Comment by dpc050505
6 days ago
2 billion people rely on quickly melting glaciers, a lot of water tables that depend on rainfall aren't being replenished at the rate they're being emptied.
You can cover your ears and ignore physics all you want. If you take out more water from an ecosystem than what is coming in, eventually you run out.
> If you take out more water from an ecosystem than what is coming in, eventually you run out.
That's fine, people will move elsewhere. Unless the water is literally disappearing from the planet.
Sure, and the people who live near oceans can just sell their houses and move as sea levels rise.
People forced to migrate due to fresh water scarcity will migrate to where fresh water can be found, which is likely where other people already are, increasing pressure on the increasingly scarce water and other resources in that area, driving conflict, disease, famine, further migration into increasingly stressed areas and leading to social and ecological collapse across the board.
Access to reliable fresh water is foundational to stable society.
> That's fine, people will move elsewhere
That's how one creates a refugee crisis.

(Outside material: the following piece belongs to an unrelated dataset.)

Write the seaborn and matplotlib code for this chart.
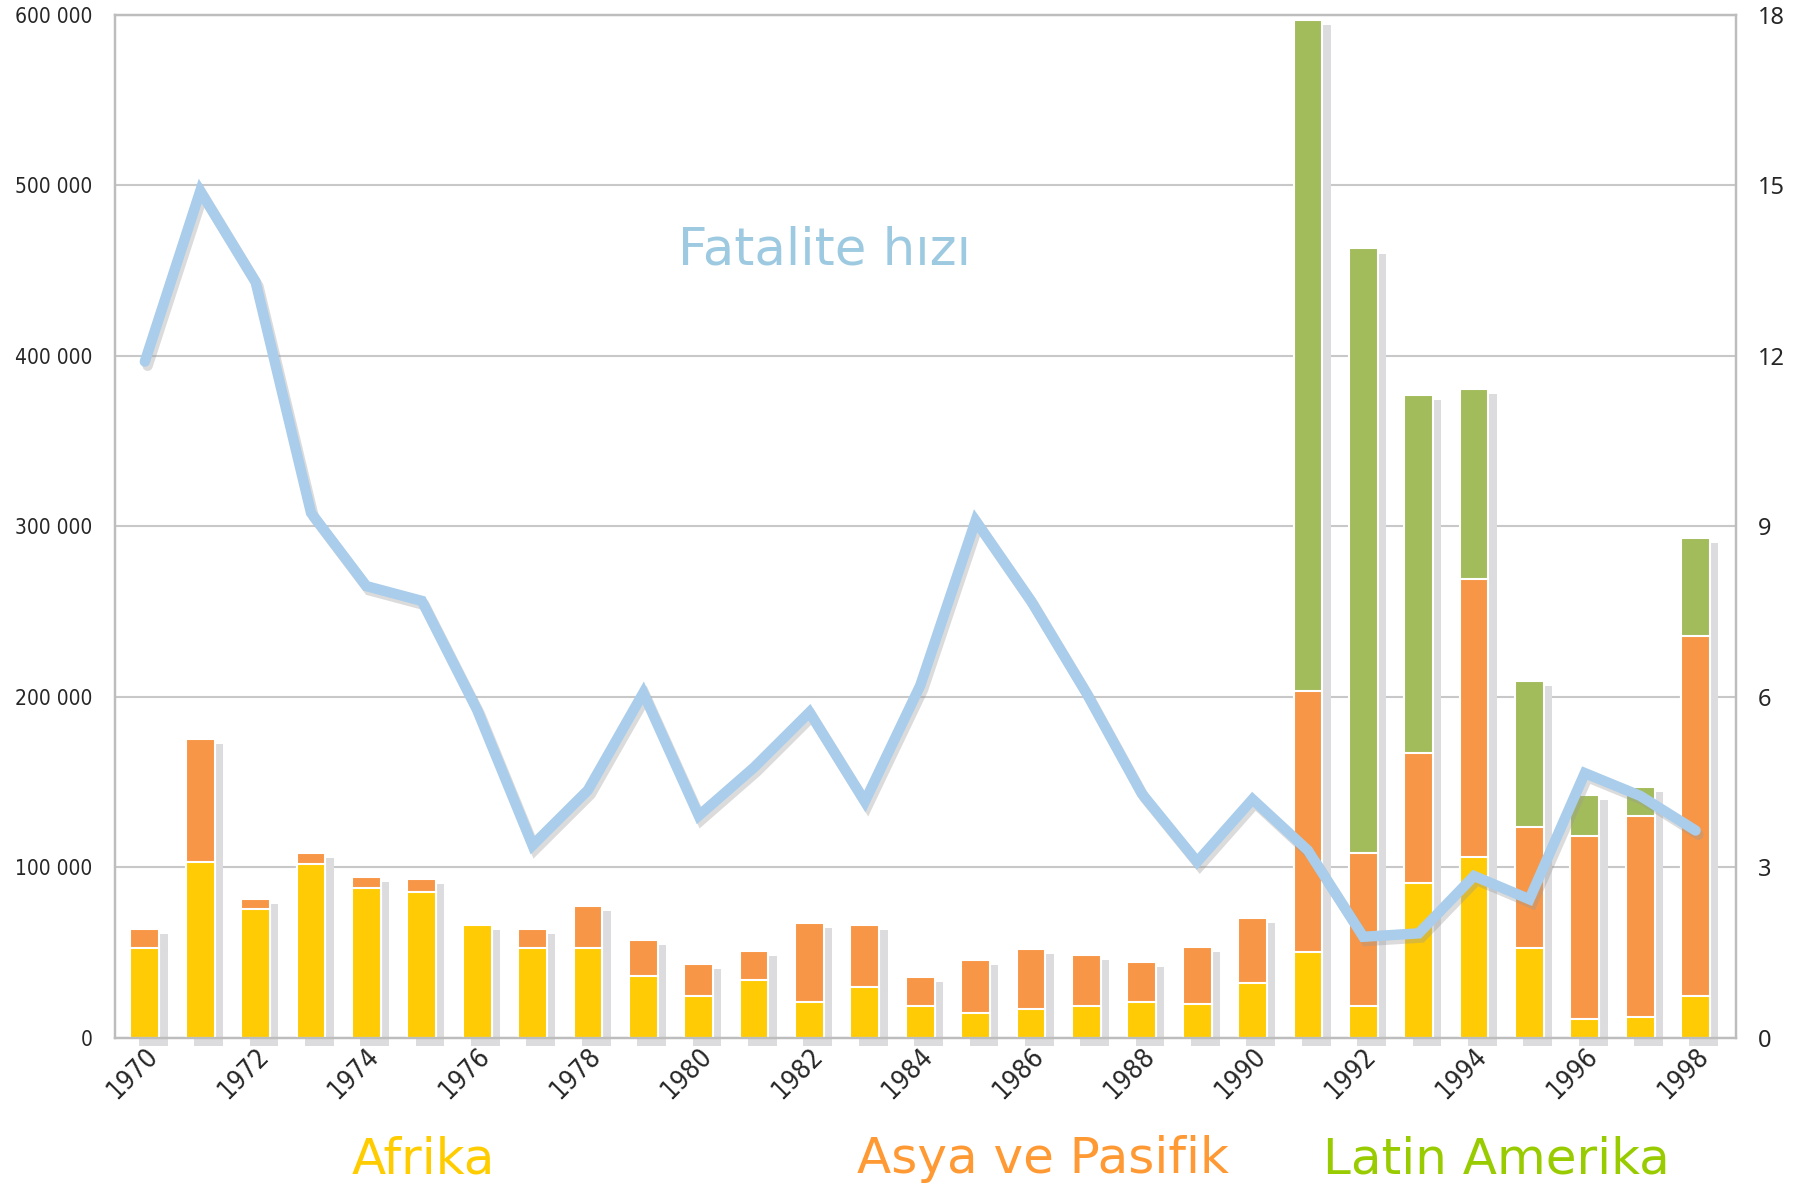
import matplotlib
matplotlib.use("Agg")
import matplotlib.pyplot as plt
import matplotlib.patheffects as pe
import matplotlib.transforms as mtransforms
import seaborn as sns
import numpy as np
import pandas as pd

# data
years = list(range(1970, 1999))
afrika = [52600, 103300, 75600, 102000, 88100, 85400, 66300, 52600, 52600, 36100,
          24800, 33700, 21200, 29800, 18500, 14600, 17200, 18500, 21100, 19700,
          32400, 50300, 18500, 90800, 106000, 52600, 11100, 12300, 24800]
asya = [11300, 71900, 6100, 6400, 6100, 7600, 0, 11300, 25000, 21400,
        18700, 17400, 46200, 36500, 17400, 31200, 35000, 30000, 23500, 33900,
        37800, 153200, 89900, 76100, 163000, 71200, 107400, 117700, 211200]
latin = [0, 0, 0, 0, 0, 0, 0, 0, 0, 0,
         0, 0, 0, 0, 0, 0, 0, 0, 0, 0,
         0, 393500, 354600, 210400, 111600, 85800, 24000, 17400, 57200]
fatalite = [11.9, 14.9, 13.3, 9.24, 7.95, 7.69, 5.77, 3.39, 4.36, 6.07,
            3.91, 4.76, 5.73, 4.16, 6.2, 9.1, 7.69, 6.07, 4.3, 3.1,
            4.2, 3.3, 1.78, 1.84, 2.85, 2.44, 4.66, 4.26, 3.65]

left_ticks = [0, 100000, 200000, 300000, 400000, 500000, 600000]
left_labels = ["0", "100 000", "200 000", "300 000", "400 000", "500 000", "600 000"]
right_ticks = [0, 3, 6, 9, 12, 15, 18]

YELLOW = "#fecb05"
ORANGE = "#f79646"
GREEN = "#a3bc5b"
SHADOW = "#dcdcde"
LINE = "#a9cdeb"
GRID = "#c8c8c8"

df = pd.DataFrame({"year": [str(y) for y in years], "afrika": afrika,
                   "asya": asya, "latin": latin, "fatalite": fatalite})
df["top_asya"] = df["afrika"] + df["asya"]
df["total"] = df["top_asya"] + df["latin"]
pos = np.arange(len(years))

sns.set_style("white")
plt.rcParams["font.family"] = ["DejaVu Sans"]

fig = plt.figure(figsize=(17.96, 11.91), dpi=100)
ax = fig.add_axes([0.064, 0.1285, 0.9026, 0.859])

bw = 0.52
# shadow bars behind the stack
ax.bar(pos + 0.15, df["total"] + 1700, bottom=-4700, width=bw, color=SHADOW,
       linewidth=0, zorder=1, clip_on=False)

sns.barplot(data=df, x="year", y="total", color=GREEN, width=bw, errorbar=None,
            saturation=1, edgecolor="white", linewidth=1.5, zorder=2, ax=ax)
sns.barplot(data=df, x="year", y="top_asya", color=ORANGE, width=bw, errorbar=None,
            saturation=1, edgecolor="white", linewidth=1.5, zorder=3, ax=ax)
sns.barplot(data=df, x="year", y="afrika", color=YELLOW, width=bw, errorbar=None,
            saturation=1, edgecolor="white", linewidth=1.5, zorder=4, ax=ax)

ax.set_xlim(-0.54, 28.73)
ax.set_ylim(0, 600000)
ax.set_yticks(left_ticks)
ax.set_yticklabels(left_labels, fontsize=15, fontstretch="condensed")
ax.set_xticks(pos)
ax.set_xticklabels([str(y) if y % 2 == 0 else "" for y in years], rotation=45,
                   ha="right", rotation_mode="anchor", fontsize=19,
                   fontstretch="condensed")
shift = mtransforms.ScaledTranslation(12 / 100, 0, fig.dpi_scale_trans)
for lab in ax.get_xticklabels():
    lab.set_transform(lab.get_transform() + shift)
ax.tick_params(axis="x", length=0, pad=4)
ax.tick_params(axis="y", length=0, pad=16)
ax.set_xlabel("")
ax.set_ylabel("")
ax.yaxis.grid(True, color=GRID, linewidth=1.5)
ax.set_axisbelow(True)
for s in ax.spines.values():
    s.set_color("#bdbdbd")
    s.set_linewidth(1.6)

ax2 = ax.twinx()
sns.lineplot(x=pos, y=df["fatalite"], color=LINE, linewidth=7.5, ax=ax2,
             solid_joinstyle="miter",
             path_effects=[pe.SimpleLineShadow(offset=(2, -3), shadow_color="#999999", alpha=0.35),
                           pe.Normal()])
ax2.set_ylim(0, 18)
ax2.set_yticks(right_ticks)
ax2.set_yticklabels([str(t) for t in right_ticks], family=["Noto Sans", "DejaVu Sans"],
                    fontsize=17)
ax2.tick_params(axis="y", length=0, pad=16)
ax2.set_ylabel("")
for s in ax2.spines.values():
    s.set_color("#bdbdbd")
    s.set_linewidth(1.6)

fig.text(825 / 1796, 1 - 250 / 1191, "Fatalite hızı", color="#9ecae1",
         fontsize=37, ha="center", va="center")
fig.text(423 / 1796, 1 - 1159 / 1191, "Afrika", color="#ffcc00",
         fontsize=36, ha="center", va="center")
fig.text(1043 / 1796, 1 - 1159 / 1191, "Asya ve Pasifik", color="#ff9933",
         fontsize=36, ha="center", va="center")
fig.text(1496 / 1796, 1 - 1159 / 1191, "Latin Amerika", color="#99cc00",
         fontsize=36, ha="center", va="center")

fig.savefig("out.png", dpi=100, facecolor="white")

All those thirsty people fleeing an area where the lack of water has made their property worthless...
They will need somewhere to go, and housing and jobs when they get there - and if they don't find it, that's when things get dicey all round.
Look at what's happening in Sri Lanka or the middle east (drought causing famine was a catalyst to the arab spring) for an example of what happens when people try to move elsewhere.